## DATA EXTRACT
begin

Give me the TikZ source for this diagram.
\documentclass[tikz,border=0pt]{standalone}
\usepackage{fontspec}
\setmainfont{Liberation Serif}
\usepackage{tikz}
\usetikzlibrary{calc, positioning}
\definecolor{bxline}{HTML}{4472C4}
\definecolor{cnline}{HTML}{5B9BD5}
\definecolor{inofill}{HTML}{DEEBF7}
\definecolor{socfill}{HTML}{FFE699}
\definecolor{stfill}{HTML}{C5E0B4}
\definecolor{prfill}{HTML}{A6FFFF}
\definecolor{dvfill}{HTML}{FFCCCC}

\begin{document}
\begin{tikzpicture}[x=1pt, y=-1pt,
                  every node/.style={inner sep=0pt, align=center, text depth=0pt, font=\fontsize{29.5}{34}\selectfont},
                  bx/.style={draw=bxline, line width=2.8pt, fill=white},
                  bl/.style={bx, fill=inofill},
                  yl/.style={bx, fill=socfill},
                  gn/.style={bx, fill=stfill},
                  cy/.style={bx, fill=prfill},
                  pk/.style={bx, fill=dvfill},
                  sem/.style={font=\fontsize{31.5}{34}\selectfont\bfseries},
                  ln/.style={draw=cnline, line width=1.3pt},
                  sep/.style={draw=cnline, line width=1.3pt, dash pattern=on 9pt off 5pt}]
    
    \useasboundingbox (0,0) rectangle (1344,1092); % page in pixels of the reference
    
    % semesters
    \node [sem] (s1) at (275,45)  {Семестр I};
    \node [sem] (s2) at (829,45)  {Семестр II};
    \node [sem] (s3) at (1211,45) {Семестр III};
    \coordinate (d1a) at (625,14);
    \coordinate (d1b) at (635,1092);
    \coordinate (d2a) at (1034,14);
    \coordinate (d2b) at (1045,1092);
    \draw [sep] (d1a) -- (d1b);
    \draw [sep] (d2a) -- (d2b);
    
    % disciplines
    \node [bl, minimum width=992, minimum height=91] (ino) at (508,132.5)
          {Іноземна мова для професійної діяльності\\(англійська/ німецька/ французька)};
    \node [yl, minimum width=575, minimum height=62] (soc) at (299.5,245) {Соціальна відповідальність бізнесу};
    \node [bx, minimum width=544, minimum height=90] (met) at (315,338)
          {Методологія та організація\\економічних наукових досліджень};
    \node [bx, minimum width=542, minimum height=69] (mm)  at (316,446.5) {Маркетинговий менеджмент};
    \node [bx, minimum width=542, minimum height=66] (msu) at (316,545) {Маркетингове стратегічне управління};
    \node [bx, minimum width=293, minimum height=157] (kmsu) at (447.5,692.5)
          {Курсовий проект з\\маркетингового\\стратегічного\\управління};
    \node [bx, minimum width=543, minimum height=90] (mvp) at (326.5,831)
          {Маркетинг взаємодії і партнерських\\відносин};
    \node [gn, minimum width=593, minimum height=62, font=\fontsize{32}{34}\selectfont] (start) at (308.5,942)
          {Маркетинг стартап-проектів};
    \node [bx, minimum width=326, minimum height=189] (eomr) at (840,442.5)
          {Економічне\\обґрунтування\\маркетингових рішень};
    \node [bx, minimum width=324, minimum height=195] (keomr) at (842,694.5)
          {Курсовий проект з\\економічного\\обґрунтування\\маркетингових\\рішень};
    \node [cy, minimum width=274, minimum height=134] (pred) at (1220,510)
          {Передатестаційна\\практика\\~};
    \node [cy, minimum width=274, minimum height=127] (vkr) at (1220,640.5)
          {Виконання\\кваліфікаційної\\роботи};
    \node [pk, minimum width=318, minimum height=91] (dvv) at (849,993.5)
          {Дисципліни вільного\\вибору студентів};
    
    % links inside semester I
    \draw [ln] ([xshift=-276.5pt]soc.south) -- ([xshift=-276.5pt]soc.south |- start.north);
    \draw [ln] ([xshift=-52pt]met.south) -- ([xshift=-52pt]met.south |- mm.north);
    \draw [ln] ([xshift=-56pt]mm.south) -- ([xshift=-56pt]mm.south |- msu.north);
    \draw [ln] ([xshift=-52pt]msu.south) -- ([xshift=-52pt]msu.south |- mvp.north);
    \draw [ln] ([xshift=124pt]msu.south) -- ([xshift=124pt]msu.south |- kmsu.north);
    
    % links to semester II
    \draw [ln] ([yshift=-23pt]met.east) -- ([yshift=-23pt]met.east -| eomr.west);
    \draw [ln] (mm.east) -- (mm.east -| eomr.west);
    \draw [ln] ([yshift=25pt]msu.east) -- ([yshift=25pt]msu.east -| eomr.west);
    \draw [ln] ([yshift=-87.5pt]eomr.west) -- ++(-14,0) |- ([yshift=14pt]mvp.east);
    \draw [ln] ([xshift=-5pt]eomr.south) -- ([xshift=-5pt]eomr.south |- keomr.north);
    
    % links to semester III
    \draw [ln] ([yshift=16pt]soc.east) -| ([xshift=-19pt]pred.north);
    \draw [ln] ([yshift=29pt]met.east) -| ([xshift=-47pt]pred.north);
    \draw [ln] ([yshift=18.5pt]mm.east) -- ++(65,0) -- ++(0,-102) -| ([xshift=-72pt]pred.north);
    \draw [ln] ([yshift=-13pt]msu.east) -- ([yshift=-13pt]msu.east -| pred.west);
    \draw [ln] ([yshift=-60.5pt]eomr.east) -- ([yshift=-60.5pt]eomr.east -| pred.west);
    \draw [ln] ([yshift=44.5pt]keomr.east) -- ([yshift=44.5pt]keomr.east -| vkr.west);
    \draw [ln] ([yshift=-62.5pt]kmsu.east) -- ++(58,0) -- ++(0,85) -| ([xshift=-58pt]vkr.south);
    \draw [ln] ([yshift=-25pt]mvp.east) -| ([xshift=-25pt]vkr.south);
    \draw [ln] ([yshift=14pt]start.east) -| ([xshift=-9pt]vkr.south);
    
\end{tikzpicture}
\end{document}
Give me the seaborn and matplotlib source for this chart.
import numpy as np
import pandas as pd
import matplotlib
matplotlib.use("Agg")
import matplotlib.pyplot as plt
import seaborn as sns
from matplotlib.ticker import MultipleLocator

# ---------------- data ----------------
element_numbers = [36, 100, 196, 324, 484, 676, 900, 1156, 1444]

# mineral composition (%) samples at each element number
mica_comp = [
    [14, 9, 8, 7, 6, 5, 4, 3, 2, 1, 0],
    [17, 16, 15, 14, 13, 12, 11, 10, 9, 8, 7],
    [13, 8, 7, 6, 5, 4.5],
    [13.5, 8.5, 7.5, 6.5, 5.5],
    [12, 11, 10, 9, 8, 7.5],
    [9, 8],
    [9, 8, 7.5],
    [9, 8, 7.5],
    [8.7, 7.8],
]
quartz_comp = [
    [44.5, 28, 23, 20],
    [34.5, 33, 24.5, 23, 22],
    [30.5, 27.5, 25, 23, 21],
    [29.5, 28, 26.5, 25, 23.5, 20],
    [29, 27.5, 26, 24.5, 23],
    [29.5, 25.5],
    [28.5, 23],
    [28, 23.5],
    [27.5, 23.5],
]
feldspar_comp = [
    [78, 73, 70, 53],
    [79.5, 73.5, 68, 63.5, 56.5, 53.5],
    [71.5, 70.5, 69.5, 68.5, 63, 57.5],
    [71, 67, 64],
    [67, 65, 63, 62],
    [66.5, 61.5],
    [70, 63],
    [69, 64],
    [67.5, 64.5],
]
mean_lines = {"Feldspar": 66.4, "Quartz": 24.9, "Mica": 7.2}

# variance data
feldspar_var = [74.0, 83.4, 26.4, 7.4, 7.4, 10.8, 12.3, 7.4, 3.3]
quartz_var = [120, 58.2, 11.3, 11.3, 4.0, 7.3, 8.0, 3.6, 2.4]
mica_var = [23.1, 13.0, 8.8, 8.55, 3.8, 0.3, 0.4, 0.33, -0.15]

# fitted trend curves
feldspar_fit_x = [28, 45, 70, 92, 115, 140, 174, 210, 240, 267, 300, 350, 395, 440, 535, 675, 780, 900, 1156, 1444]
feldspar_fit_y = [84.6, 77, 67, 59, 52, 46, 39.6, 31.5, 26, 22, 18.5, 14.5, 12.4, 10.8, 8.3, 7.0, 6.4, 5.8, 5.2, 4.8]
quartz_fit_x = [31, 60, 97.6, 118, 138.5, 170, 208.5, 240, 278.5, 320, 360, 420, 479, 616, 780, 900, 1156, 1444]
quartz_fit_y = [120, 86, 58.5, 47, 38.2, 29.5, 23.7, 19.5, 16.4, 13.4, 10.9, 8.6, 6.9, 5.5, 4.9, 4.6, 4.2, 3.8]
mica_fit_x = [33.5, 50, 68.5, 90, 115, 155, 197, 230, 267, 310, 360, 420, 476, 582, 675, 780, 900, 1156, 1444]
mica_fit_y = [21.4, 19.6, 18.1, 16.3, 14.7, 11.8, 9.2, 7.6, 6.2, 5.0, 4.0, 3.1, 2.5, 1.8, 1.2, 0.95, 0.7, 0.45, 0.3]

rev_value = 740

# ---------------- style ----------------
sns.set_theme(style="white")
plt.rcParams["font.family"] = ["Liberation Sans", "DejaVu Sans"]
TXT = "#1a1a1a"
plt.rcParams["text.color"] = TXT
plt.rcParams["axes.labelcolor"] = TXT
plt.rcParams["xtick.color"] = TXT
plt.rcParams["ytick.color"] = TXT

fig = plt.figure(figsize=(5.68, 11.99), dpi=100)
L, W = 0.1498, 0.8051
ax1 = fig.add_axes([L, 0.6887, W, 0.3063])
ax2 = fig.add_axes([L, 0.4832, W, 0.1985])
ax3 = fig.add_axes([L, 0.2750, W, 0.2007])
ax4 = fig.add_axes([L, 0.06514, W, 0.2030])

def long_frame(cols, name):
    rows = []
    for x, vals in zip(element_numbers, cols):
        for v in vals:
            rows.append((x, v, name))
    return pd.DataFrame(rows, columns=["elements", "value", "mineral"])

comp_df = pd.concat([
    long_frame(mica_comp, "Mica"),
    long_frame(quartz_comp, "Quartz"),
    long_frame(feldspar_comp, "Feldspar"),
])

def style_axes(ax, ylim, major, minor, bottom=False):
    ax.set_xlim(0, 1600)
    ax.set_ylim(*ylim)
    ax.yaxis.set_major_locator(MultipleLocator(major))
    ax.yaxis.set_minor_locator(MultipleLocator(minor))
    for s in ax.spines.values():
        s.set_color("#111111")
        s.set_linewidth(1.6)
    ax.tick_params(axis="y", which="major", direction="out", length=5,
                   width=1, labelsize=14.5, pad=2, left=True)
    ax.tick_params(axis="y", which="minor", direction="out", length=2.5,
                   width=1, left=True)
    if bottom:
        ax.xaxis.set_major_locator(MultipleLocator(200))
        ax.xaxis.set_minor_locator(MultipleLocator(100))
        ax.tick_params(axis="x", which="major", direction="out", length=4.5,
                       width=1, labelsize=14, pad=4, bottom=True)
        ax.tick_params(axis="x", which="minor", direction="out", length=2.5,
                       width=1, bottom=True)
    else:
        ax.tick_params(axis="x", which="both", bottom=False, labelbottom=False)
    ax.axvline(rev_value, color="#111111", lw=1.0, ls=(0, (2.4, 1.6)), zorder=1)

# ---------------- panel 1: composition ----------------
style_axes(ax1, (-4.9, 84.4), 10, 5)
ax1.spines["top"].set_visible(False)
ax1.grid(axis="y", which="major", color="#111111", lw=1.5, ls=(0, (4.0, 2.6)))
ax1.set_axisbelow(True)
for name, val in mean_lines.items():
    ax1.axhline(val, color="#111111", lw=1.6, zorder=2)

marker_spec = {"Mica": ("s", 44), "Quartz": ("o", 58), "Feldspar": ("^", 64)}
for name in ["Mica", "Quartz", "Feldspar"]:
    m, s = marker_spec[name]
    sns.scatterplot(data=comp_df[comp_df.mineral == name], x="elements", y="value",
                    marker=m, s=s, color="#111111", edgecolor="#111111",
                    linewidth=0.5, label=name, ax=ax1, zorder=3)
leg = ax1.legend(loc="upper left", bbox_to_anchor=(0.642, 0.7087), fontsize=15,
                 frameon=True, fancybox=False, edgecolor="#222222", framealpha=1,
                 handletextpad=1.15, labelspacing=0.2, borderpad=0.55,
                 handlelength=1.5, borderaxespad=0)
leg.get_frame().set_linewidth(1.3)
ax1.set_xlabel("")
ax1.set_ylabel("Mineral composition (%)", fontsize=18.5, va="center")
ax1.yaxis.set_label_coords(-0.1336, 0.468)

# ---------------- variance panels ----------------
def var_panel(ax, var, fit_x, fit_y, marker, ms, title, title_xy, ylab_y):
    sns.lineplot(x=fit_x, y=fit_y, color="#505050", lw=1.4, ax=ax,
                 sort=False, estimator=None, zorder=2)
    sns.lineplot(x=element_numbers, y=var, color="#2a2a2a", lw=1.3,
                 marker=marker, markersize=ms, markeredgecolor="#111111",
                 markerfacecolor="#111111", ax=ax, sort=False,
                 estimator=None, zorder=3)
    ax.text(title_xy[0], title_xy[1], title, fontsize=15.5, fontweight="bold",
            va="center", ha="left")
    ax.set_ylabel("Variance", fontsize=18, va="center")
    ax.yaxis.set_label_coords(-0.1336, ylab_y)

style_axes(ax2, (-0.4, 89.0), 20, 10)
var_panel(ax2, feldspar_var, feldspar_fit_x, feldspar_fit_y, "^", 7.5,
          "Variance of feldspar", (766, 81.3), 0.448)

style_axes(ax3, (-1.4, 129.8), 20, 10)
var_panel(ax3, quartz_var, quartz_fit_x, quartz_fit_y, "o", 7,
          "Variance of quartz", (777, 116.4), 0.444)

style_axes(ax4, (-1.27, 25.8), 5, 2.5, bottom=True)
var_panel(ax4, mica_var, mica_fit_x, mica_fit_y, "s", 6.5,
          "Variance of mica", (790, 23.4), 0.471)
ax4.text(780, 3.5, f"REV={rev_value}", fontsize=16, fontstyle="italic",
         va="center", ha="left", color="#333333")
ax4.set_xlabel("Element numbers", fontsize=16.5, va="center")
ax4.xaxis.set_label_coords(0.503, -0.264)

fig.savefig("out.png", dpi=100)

end

## EXERCISE DIRECTIONS
Give again, word for word, the lines of the listing, starting at its first line and ending with the line containing "(d2a) -- (d2b);".

## TASK ANSWER
Give me the TikZ source for this diagram.
\documentclass[tikz,border=0pt]{standalone}
\usepackage{fontspec}
\setmainfont{Liberation Serif}
\usepackage{tikz}
\usetikzlibrary{calc, positioning}
\definecolor{bxline}{HTML}{4472C4}
\definecolor{cnline}{HTML}{5B9BD5}
\definecolor{inofill}{HTML}{DEEBF7}
\definecolor{socfill}{HTML}{FFE699}
\definecolor{stfill}{HTML}{C5E0B4}
\definecolor{prfill}{HTML}{A6FFFF}
\definecolor{dvfill}{HTML}{FFCCCC}

\begin{document}
\begin{tikzpicture}[x=1pt, y=-1pt,
                  every node/.style={inner sep=0pt, align=center, text depth=0pt, font=\fontsize{29.5}{34}\selectfont},
                  bx/.style={draw=bxline, line width=2.8pt, fill=white},
                  bl/.style={bx, fill=inofill},
                  yl/.style={bx, fill=socfill},
                  gn/.style={bx, fill=stfill},
                  cy/.style={bx, fill=prfill},
                  pk/.style={bx, fill=dvfill},
                  sem/.style={font=\fontsize{31.5}{34}\selectfont\bfseries},
                  ln/.style={draw=cnline, line width=1.3pt},
                  sep/.style={draw=cnline, line width=1.3pt, dash pattern=on 9pt off 5pt}]
    
    \useasboundingbox (0,0) rectangle (1344,1092); % page in pixels of the reference
    
    % semesters
    \node [sem] (s1) at (275,45)  {Семестр I};
    \node [sem] (s2) at (829,45)  {Семестр II};
    \node [sem] (s3) at (1211,45) {Семестр III};
    \coordinate (d1a) at (625,14);
    \coordinate (d1b) at (635,1092);
    \coordinate (d2a) at (1034,14);
    \coordinate (d2b) at (1045,1092);
    \draw [sep] (d1a) -- (d1b);
    \draw [sep] (d2a) -- (d2b);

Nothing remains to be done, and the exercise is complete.